** Start **

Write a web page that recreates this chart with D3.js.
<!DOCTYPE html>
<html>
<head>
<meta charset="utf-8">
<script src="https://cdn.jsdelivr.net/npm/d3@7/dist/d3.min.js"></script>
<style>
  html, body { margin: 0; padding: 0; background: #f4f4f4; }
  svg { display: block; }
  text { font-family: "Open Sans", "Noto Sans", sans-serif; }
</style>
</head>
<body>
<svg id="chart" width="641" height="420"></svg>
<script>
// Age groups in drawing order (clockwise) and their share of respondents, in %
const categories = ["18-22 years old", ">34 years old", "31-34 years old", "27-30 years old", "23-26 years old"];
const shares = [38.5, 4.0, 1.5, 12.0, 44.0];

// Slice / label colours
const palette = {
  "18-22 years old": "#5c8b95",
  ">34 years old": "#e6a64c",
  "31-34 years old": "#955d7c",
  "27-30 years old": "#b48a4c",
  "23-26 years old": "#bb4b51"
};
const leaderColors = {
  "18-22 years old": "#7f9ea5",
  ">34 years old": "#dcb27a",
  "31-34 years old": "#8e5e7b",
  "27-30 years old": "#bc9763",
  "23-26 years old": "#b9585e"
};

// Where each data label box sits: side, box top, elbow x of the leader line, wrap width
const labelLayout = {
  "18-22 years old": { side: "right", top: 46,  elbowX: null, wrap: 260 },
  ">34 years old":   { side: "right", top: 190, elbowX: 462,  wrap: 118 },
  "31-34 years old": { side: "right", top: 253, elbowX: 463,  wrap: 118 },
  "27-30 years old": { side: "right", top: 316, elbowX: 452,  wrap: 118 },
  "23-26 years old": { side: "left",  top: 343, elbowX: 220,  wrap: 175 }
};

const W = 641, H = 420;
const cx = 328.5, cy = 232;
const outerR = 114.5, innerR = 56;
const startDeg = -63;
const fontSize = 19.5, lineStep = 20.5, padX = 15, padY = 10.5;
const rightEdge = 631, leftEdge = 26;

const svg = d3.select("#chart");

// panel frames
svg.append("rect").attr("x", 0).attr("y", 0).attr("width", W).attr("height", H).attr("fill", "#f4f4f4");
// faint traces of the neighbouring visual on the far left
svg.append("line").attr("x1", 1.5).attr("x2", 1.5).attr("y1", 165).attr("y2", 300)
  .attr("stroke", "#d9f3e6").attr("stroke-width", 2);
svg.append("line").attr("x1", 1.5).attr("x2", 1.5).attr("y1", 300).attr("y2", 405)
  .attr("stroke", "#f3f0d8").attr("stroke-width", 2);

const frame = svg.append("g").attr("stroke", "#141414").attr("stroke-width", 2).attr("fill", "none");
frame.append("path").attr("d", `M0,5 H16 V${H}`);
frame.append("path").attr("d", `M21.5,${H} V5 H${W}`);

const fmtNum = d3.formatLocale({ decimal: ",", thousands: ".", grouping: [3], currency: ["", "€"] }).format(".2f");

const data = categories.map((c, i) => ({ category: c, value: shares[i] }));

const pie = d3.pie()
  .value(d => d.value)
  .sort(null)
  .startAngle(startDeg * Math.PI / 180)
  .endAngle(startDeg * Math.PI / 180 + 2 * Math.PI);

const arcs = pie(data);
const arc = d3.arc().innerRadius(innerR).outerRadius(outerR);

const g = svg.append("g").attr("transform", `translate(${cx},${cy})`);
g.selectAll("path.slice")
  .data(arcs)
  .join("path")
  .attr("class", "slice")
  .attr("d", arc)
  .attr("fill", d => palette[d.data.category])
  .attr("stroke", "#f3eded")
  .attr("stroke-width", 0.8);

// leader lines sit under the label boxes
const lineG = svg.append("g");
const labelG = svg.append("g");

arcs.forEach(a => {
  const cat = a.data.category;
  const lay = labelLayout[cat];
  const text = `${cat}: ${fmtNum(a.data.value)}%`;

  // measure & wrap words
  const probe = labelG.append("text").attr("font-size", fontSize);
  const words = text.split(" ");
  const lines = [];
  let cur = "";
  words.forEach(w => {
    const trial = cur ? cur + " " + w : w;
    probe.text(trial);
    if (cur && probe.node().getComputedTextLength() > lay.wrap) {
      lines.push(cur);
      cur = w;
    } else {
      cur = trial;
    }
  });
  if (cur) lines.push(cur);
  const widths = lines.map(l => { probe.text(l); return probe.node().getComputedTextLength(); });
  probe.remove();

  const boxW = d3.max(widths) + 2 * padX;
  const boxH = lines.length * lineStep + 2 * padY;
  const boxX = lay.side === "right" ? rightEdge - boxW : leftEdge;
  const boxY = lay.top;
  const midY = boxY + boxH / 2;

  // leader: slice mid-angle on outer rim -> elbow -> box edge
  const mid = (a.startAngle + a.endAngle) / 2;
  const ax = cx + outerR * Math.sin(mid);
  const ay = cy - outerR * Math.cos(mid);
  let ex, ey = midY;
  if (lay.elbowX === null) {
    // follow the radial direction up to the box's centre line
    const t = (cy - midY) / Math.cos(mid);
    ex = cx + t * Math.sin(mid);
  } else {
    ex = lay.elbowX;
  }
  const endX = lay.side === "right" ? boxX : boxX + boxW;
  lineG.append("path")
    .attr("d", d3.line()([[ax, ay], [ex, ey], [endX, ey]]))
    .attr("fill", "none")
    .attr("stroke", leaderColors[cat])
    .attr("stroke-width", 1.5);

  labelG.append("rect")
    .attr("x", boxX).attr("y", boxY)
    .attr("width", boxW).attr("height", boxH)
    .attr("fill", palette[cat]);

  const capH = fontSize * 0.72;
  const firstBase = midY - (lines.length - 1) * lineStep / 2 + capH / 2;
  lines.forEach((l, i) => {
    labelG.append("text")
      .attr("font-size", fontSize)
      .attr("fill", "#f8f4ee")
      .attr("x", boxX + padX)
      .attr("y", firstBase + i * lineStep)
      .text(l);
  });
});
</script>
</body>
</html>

** End **

▸ **DIRECTION**
Nothing in the data may differ; print all of it exactly as written.

▸ **RESULT OF THIS TASK**
Write a web page that recreates this chart with D3.js.
<!DOCTYPE html>
<html>
<head>
<meta charset="utf-8">
<script src="https://cdn.jsdelivr.net/npm/d3@7/dist/d3.min.js"></script>
<style>
  html, body { margin: 0; padding: 0; background: #f4f4f4; }
  svg { display: block; }
  text { font-family: "Open Sans", "Noto Sans", sans-serif; }
</style>
</head>
<body>
<svg id="chart" width="641" height="420"></svg>
<script>
// Age groups in drawing order (clockwise) and their share of respondents, in %
const categories = ["18-22 years old", ">34 years old", "31-34 years old", "27-30 years old", "23-26 years old"];
const shares = [38.5, 4.0, 1.5, 12.0, 44.0];

// Slice / label colours
const palette = {
  "18-22 years old": "#5c8b95",
  ">34 years old": "#e6a64c",
  "31-34 years old": "#955d7c",
  "27-30 years old": "#b48a4c",
  "23-26 years old": "#bb4b51"
};
const leaderColors = {
  "18-22 years old": "#7f9ea5",
  ">34 years old": "#dcb27a",
  "31-34 years old": "#8e5e7b",
  "27-30 years old": "#bc9763",
  "23-26 years old": "#b9585e"
};

// Where each data label box sits: side, box top, elbow x of the leader line, wrap width
const labelLayout = {
  "18-22 years old": { side: "right", top: 46,  elbowX: null, wrap: 260 },
  ">34 years old":   { side: "right", top: 190, elbowX: 462,  wrap: 118 },
  "31-34 years old": { side: "right", top: 253, elbowX: 463,  wrap: 118 },
  "27-30 years old": { side: "right", top: 316, elbowX: 452,  wrap: 118 },
  "23-26 years old": { side: "left",  top: 343, elbowX: 220,  wrap: 175 }
};

const W = 641, H = 420;
const cx = 328.5, cy = 232;
const outerR = 114.5, innerR = 56;
const startDeg = -63;
const fontSize = 19.5, lineStep = 20.5, padX = 15, padY = 10.5;
const rightEdge = 631, leftEdge = 26;

const svg = d3.select("#chart");

// panel frames
svg.append("rect").attr("x", 0).attr("y", 0).attr("width", W).attr("height", H).attr("fill", "#f4f4f4");
// faint traces of the neighbouring visual on the far left
svg.append("line").attr("x1", 1.5).attr("x2", 1.5).attr("y1", 165).attr("y2", 300)
  .attr("stroke", "#d9f3e6").attr("stroke-width", 2);
svg.append("line").attr("x1", 1.5).attr("x2", 1.5).attr("y1", 300).attr("y2", 405)
  .attr("stroke", "#f3f0d8").attr("stroke-width", 2);

const frame = svg.append("g").attr("stroke", "#141414").attr("stroke-width", 2).attr("fill", "none");
frame.append("path").attr("d", `M0,5 H16 V${H}`);
frame.append("path").attr("d", `M21.5,${H} V5 H${W}`);

const fmtNum = d3.formatLocale({ decimal: ",", thousands: ".", grouping: [3], currency: ["", "€"] }).format(".2f");

const data = categories.map((c, i) => ({ category: c, value: shares[i] }));

const pie = d3.pie()
  .value(d => d.value)
  .sort(null)
  .startAngle(startDeg * Math.PI / 180)
  .endAngle(startDeg * Math.PI / 180 + 2 * Math.PI);

const arcs = pie(data);
const arc = d3.arc().innerRadius(innerR).outerRadius(outerR);

const g = svg.append("g").attr("transform", `translate(${cx},${cy})`);
g.selectAll("path.slice")
  .data(arcs)
  .join("path")
  .attr("class", "slice")
  .attr("d", arc)
  .attr("fill", d => palette[d.data.category])
  .attr("stroke", "#f3eded")
  .attr("stroke-width", 0.8);

// leader lines sit under the label boxes
const lineG = svg.append("g");
const labelG = svg.append("g");

arcs.forEach(a => {
  const cat = a.data.category;
  const lay = labelLayout[cat];
  const text = `${cat}: ${fmtNum(a.data.value)}%`;

  // measure & wrap words
  const probe = labelG.append("text").attr("font-size", fontSize);
  const words = text.split(" ");
  const lines = [];
  let cur = "";
  words.forEach(w => {
    const trial = cur ? cur + " " + w : w;
    probe.text(trial);
    if (cur && probe.node().getComputedTextLength() > lay.wrap) {
      lines.push(cur);
      cur = w;
    } else {
      cur = trial;
    }
  });
  if (cur) lines.push(cur);
  const widths = lines.map(l => { probe.text(l); return probe.node().getComputedTextLength(); });
  probe.remove();

  const boxW = d3.max(widths) + 2 * padX;
  const boxH = lines.length * lineStep + 2 * padY;
  const boxX = lay.side === "right" ? rightEdge - boxW : leftEdge;
  const boxY = lay.top;
  const midY = boxY + boxH / 2;

  // leader: slice mid-angle on outer rim -> elbow -> box edge
  const mid = (a.startAngle + a.endAngle) / 2;
  const ax = cx + outerR * Math.sin(mid);
  const ay = cy - outerR * Math.cos(mid);
  let ex, ey = midY;
  if (lay.elbowX === null) {
    // follow the radial direction up to the box's centre line
    const t = (cy - midY) / Math.cos(mid);
    ex = cx + t * Math.sin(mid);
  } else {
    ex = lay.elbowX;
  }
  const endX = lay.side === "right" ? boxX : boxX + boxW;
  lineG.append("path")
    .attr("d", d3.line()([[ax, ay], [ex, ey], [endX, ey]]))
    .attr("fill", "none")
    .attr("stroke", leaderColors[cat])
    .attr("stroke-width", 1.5);

  labelG.append("rect")
    .attr("x", boxX).attr("y", boxY)
    .attr("width", boxW).attr("height", boxH)
    .attr("fill", palette[cat]);

  const capH = fontSize * 0.72;
  const firstBase = midY - (lines.length - 1) * lineStep / 2 + capH / 2;
  lines.forEach((l, i) => {
    labelG.append("text")
      .attr("font-size", fontSize)
      .attr("fill", "#f8f4ee")
      .attr("x", boxX + padX)
      .attr("y", firstBase + i * lineStep)
      .text(l);
  });
});
</script>
</body>
</html>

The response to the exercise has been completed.